(To do):
Take the lines from the head of the listing through the one bearing "ms=8, label=name, solid_joinstyle='round')" and copy them exactly, leaving every picture out.
————————
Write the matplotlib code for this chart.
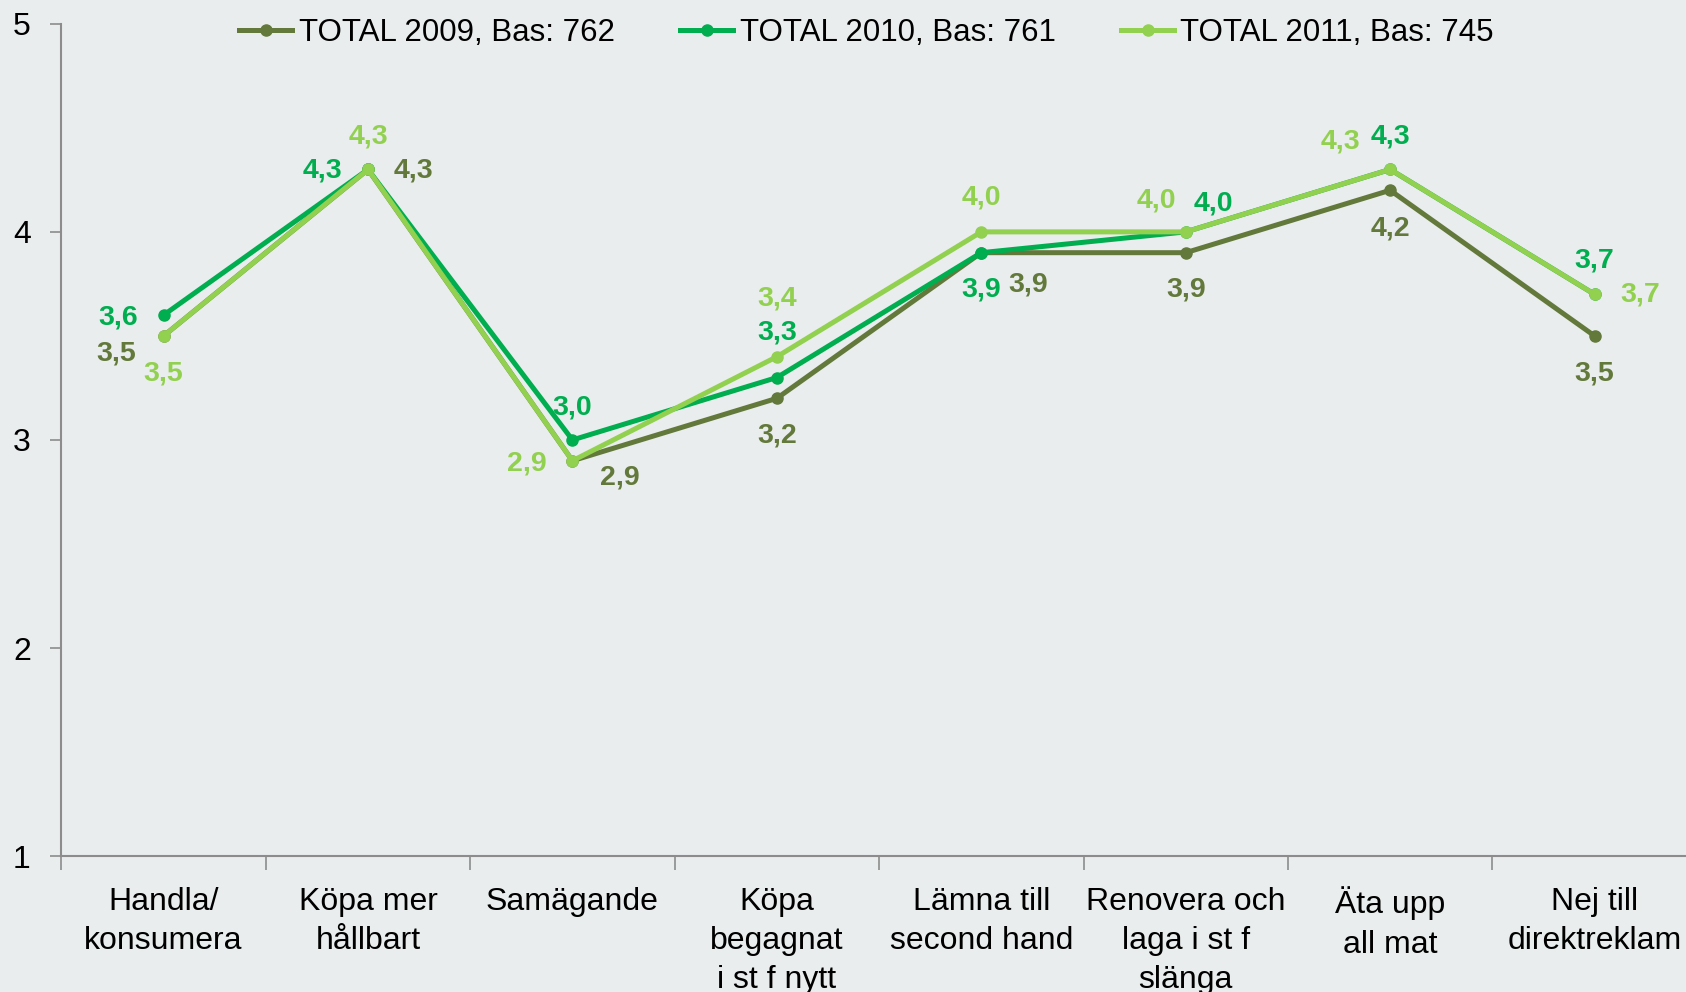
import matplotlib
matplotlib.use("Agg")
import matplotlib.pyplot as plt

categories = ["Handla/\nkonsumera", "Köpa mer\nhållbart", "Samägande", "Köpa\nbegagnat\ni st f nytt",
              "Lämna till\nsecond hand", "Renovera och\nlaga i st f\nslänga", "Äta upp\nall mat", "Nej till\ndirektreklam"]
series_names = ["TOTAL 2009, Bas: 762", "TOTAL 2010, Bas: 761", "TOTAL 2011, Bas: 745"]
values_2009 = [3.5, 4.3, 2.9, 3.2, 3.9, 3.9, 4.2, 3.5]
values_2010 = [3.6, 4.3, 3.0, 3.3, 3.9, 4.0, 4.3, 3.7]
values_2011 = [3.5, 4.3, 2.9, 3.4, 4.0, 4.0, 4.3, 3.7]
y_ticks = [1, 2, 3, 4, 5]

colors = ["#63793B", "#00AD4F", "#92D050"]
bg = "#E9EDED"

# label offsets (shrunk-pixel units, converted below)
offsets = [
    [(-44, -16), (42, -1), (44, -16), (0, -35), (44, -30), (0, -34), (0, -36), (0, -35)],
    [(-42, -2), (-42, -1), (0, 30), (0, 42), (0, -34), (26, 26), (0, 31), (0, 31)],
    [(0, -35), (0, 31), (-42, -3), (0, 54), (0, 32), (-27, 29), (-46, 26), (42, 0)],
]

plt.rcParams['font.family'] = ['Liberation Sans', 'DejaVu Sans']
fig = plt.figure(figsize=(16.86, 9.92), dpi=100, facecolor=bg)
ax = fig.add_axes([0.0364, 0.137, 0.970, 0.839])
ax.set_facecolor(bg)

x = list(range(len(categories)))
all_vals = [values_2009, values_2010, values_2011]
for vals, name, c in zip(all_vals, series_names, colors):
    ax.plot(x, vals, color=c, lw=3.6, marker='o', ms=8, label=name, solid_joinstyle='round')

k = 1.0753 * 0.72
for si, (vals, c) in enumerate(zip(all_vals, colors)):
    for i, v in enumerate(vals):
        dx, dy = offsets[si][i]
        ax.annotate(f"{v:.1f}".replace('.', ','), (i, v), xytext=(dx * k, dy * k),
                    textcoords='offset points', ha='center', va='center',
                    fontsize=20.5, fontweight='bold', color=c)

ax.set_xlim(-0.5, len(categories) - 0.5)
ax.set_ylim(1, 5)
ax.set_yticks(y_ticks)
ax.set_yticklabels([str(t) for t in y_ticks])
ax.set_xticks([i - 0.5 for i in range(len(categories))])
ax.set_xticklabels([])
ax.set_xticks(x, minor=True)
ax.set_xticklabels(categories, minor=True, fontsize=23, linespacing=1.4, va='top')
ax.tick_params(axis='x', which='minor', length=0, pad=22)
ax.tick_params(axis='x', which='major', length=10, width=1.2, color='#8C8C8C', direction='out')
ax.tick_params(axis='y', length=8, width=1.2, color='#8C8C8C', labelsize=23, pad=14)
for s in ['top', 'right']:
    ax.spines[s].set_visible(False)
for s in ['left', 'bottom']:
    ax.spines[s].set_color('#8C8C8C')
    ax.spines[s].set_linewidth(1.5)

leg = fig.legend(loc='center', bbox_to_anchor=(0.514, 0.967), ncol=3, frameon=False,
                 fontsize=22.5, handlelength=1.7, handletextpad=0.2, columnspacing=2.1)

fig.savefig("out.png", dpi=100, facecolor=bg)
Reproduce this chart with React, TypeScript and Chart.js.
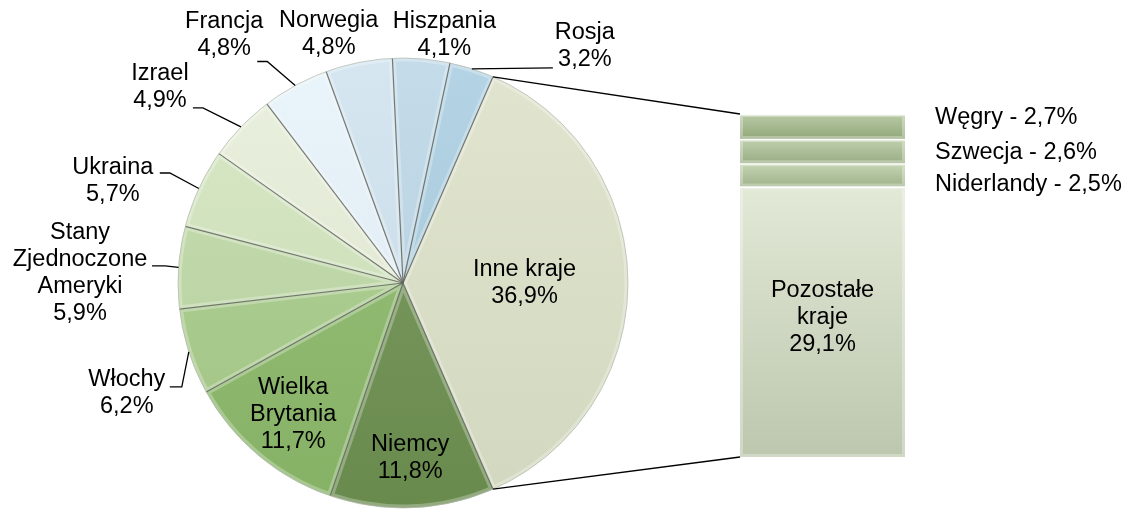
————————
(Solution below):
Write the matplotlib code for this chart.
import matplotlib
matplotlib.use("Agg")
import matplotlib.pyplot as plt

categories = ["Handla/\nkonsumera", "Köpa mer\nhållbart", "Samägande", "Köpa\nbegagnat\ni st f nytt",
              "Lämna till\nsecond hand", "Renovera och\nlaga i st f\nslänga", "Äta upp\nall mat", "Nej till\ndirektreklam"]
series_names = ["TOTAL 2009, Bas: 762", "TOTAL 2010, Bas: 761", "TOTAL 2011, Bas: 745"]
values_2009 = [3.5, 4.3, 2.9, 3.2, 3.9, 3.9, 4.2, 3.5]
values_2010 = [3.6, 4.3, 3.0, 3.3, 3.9, 4.0, 4.3, 3.7]
values_2011 = [3.5, 4.3, 2.9, 3.4, 4.0, 4.0, 4.3, 3.7]
y_ticks = [1, 2, 3, 4, 5]

colors = ["#63793B", "#00AD4F", "#92D050"]
bg = "#E9EDED"

# label offsets (shrunk-pixel units, converted below)
offsets = [
    [(-44, -16), (42, -1), (44, -16), (0, -35), (44, -30), (0, -34), (0, -36), (0, -35)],
    [(-42, -2), (-42, -1), (0, 30), (0, 42), (0, -34), (26, 26), (0, 31), (0, 31)],
    [(0, -35), (0, 31), (-42, -3), (0, 54), (0, 32), (-27, 29), (-46, 26), (42, 0)],
]

plt.rcParams['font.family'] = ['Liberation Sans', 'DejaVu Sans']
fig = plt.figure(figsize=(16.86, 9.92), dpi=100, facecolor=bg)
ax = fig.add_axes([0.0364, 0.137, 0.970, 0.839])
ax.set_facecolor(bg)

x = list(range(len(categories)))
all_vals = [values_2009, values_2010, values_2011]
for vals, name, c in zip(all_vals, series_names, colors):
    ax.plot(x, vals, color=c, lw=3.6, marker='o', ms=8, label=name, solid_joinstyle='round')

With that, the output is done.